Im Gewinnverwendungsbeschluss entscheiden die Gesellschafter darüber, ob bzw. inwieweit der Gewinn der GmbH thesauriert oder ausgeschüttet wird. Der thesaurierte Gewinn kann in eine Gewinnrücklage eingestellt oder als Gewinn vorgetragen werden. Im Rahmen der Gewinnverteilung bestimmen sie darüber, ob der auszuschüttende Gewinn den Gesellschaftern entsprechend ihren Geschäftsanteilen zusteht oder ob er anteilsabweichend verteilt wird. Für spätere Ausschüttungen aus einer solchen gesellschafterbezogenen Gewinnrücklage, die als Unterkonto der Gewinnrücklage geführt wird, ist erneut ein Beschluss über die Gewinnverwendung zu fassen.
Im Rahmen der Gewinnverwendung können die Gesellschafter beschließen, dass nur die Anteile bestimmter Gesellschafter am Gewinn ausgeschüttet werden, während die Anteile anderer Gesellschafter am Gewinn nicht ausgeschüttet, sondern in gesellschafterbezogene Gewinnrücklagen eingestellt werden.

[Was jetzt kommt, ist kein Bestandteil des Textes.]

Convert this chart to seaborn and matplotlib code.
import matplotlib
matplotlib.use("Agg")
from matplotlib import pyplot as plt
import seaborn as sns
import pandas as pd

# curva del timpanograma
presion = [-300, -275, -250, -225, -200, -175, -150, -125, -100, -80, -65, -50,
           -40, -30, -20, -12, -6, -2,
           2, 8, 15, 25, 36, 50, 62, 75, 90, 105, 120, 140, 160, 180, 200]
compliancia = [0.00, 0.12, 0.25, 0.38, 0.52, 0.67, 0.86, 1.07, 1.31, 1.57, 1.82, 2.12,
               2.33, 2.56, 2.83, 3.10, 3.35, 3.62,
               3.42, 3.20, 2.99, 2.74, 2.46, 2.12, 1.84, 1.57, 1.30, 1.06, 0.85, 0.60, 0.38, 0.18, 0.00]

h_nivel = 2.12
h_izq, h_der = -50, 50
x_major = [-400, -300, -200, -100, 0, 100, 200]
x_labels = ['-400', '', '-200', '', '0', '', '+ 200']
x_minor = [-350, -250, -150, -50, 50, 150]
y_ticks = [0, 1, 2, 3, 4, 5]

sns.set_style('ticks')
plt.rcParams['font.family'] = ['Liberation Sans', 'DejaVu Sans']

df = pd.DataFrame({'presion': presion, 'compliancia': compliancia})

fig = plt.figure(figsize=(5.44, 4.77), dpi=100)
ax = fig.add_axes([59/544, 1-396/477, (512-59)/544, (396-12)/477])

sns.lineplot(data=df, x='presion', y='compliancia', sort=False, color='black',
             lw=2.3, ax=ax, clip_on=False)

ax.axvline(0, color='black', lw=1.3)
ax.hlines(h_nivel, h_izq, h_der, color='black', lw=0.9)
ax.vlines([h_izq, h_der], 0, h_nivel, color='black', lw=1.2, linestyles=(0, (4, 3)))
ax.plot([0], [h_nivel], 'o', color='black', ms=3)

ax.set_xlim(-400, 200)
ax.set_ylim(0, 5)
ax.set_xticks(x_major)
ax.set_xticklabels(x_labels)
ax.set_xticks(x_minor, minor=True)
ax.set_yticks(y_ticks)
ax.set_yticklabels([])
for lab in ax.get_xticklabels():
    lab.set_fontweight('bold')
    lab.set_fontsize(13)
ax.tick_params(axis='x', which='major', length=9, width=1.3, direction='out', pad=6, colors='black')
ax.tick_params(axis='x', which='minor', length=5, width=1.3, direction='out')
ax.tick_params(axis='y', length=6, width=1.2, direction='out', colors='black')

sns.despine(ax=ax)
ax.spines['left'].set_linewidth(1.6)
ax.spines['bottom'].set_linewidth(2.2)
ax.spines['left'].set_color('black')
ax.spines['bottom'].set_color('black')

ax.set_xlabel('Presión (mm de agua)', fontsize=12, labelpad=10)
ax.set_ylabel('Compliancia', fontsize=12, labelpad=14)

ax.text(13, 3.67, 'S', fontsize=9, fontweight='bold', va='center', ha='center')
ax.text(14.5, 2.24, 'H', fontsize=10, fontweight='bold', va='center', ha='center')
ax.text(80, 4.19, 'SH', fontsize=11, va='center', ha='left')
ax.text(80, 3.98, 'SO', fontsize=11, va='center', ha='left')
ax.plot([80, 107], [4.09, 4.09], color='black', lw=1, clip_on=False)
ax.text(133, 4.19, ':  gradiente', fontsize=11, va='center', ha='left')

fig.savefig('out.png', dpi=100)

Derart gespaltene Gewinnverwendungen sind gesellschaftsrechtlich zulässig, wenn sie nach der Satzung möglich sind und die Gesellschafter wirksam einen entsprechenden Beschluss fassen. Ein zivilrechtlich wirksamer Beschluss über eine gespaltene Gewinnverwendung, wonach die Gewinnanteile von Minderheitsgesellschaftern ausgeschüttet werden, der auf den Mehrheitsgesellschafter nach seiner Beteiligung entfallende Anteil am Gewinn hingegen nicht ausgeschüttet, sondern in eine gesellschafterbezogene Gewinnrücklage eingestellt wird, ist steuerlich anzuerkennen.

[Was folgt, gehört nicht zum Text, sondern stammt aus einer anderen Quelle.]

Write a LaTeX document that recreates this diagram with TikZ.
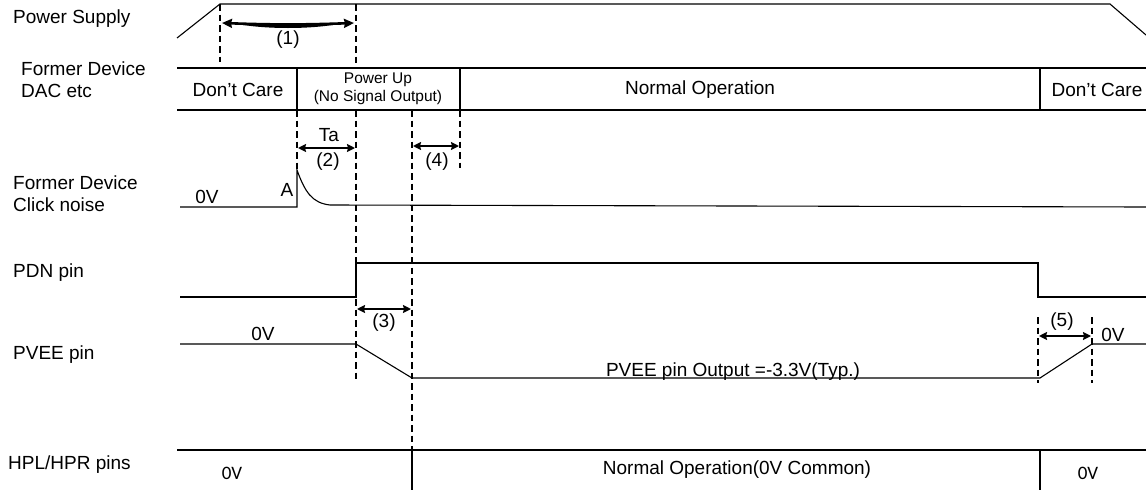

Hiervon ausgehend führt ein gesellschaftsrechtlich zulässiger und steuerlich anzuerkennender Beschluss über die gespaltene/inkongruente Gewinnverwendung nicht zur Gewinnausschüttung an den Gesellschafter, dessen Anteil am Gewinn thesauriert wird, und insoweit auch nicht zum Zufluss eines Gewinnanteils.

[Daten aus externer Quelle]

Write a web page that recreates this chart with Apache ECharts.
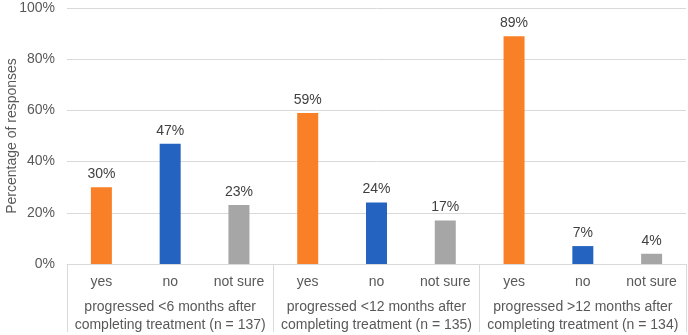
<!DOCTYPE html>
<html>
<head>
<meta charset="utf-8">
<script src="https://cdn.jsdelivr.net/npm/echarts@6/dist/echarts.min.js"></script>
<style>
  html, body { margin: 0; padding: 0; background: #fff; }
  #chart { width: 688px; height: 335px; }
</style>
</head>
<body>
<div id="chart"></div>
<script>
const answers = ['yes', 'no', 'not sure'];
const groups = [
  'progressed <6 months after\ncompleting treatment (n = 137)',
  'progressed <12 months after\ncompleting treatment (n = 135)',
  'progressed >12 months after\ncompleting treatment (n = 134)',
];
const percentages = [30, 47, 23, 59, 24, 17, 89, 7, 4];
const yTicks = [0, 20, 40, 60, 80, 100];
const answerColors = { yes: '#F98026', no: '#2563C1', 'not sure': '#A6A6A6' };

const categories = groups.flatMap(() => answers);

const chart = echarts.init(document.getElementById('chart'));
const font = 'Liberation Sans, Arial, sans-serif';

chart.setOption({
  animation: false,
  textStyle: { fontFamily: font },
  grid: { left: 67, right: 2, top: 8, bottom: 71, containLabel: false, outerBoundsMode: 'none' },
  xAxis: [
    {
      type: 'category',
      data: categories,
      axisLine: { show: true, lineStyle: { color: '#D9D9D9' } },
      axisTick: { show: false },
      axisLabel: { color: '#595959', fontSize: 14, margin: 11, interval: 0 },
    },
    {
      type: 'category',
      data: groups,
      position: 'bottom',
      axisLine: { show: false },
      axisTick: { show: true, length: 68, lineStyle: { color: '#D9D9D9' } },
      axisLabel: {
        color: '#595959', fontSize: 14, margin: 34, lineHeight: 18, interval: 0,
      },
    },
  ],
  yAxis: {
    type: 'value',
    min: yTicks[0],
    max: yTicks[yTicks.length - 1],
    interval: 20,
    name: 'Percentage of responses',
    nameLocation: 'middle',
    nameGap: 48,
    nameMoveOverlap: false,
    nameTextStyle: { color: '#595959', fontSize: 14 },
    axisLine: { show: false },
    axisTick: { show: false },
    axisLabel: { color: '#595959', fontSize: 14, margin: 12, formatter: '{value}%' },
    splitLine: { lineStyle: { color: '#D9D9D9' } },
  },
  series: [
    {
      type: 'bar',
      xAxisIndex: 0,
      barWidth: 21,
      data: percentages.map((v, i) => ({
        value: v,
        itemStyle: { color: answerColors[categories[i]] },
      })),
      label: {
        show: true,
        position: 'top',
        distance: 6,
        color: '#404040',
        fontSize: 14,
        formatter: '{c}%',
      },
    },
  ],
});
</script>
</body>
</html>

Die Revision des X war somit erfolgreich. Soweit eine Thesaurierung im Wege der Einstellung in eine personenbezogene Gewinnrücklage erfolgt ist, ist der Gewinn im Eigenkapital der Gesellschaft verblieben. Die gespaltene Gewinnverwendung führt nicht zur Ausschüttung des thesaurierten Gewinnanteils. Die zivilrechtlich wirksamen Gesellschafterbeschlüsse sind steuerlich anzuerkennen. Dass X beherrschender Gesellschafter war, steht der Anerkennung nicht entgegen.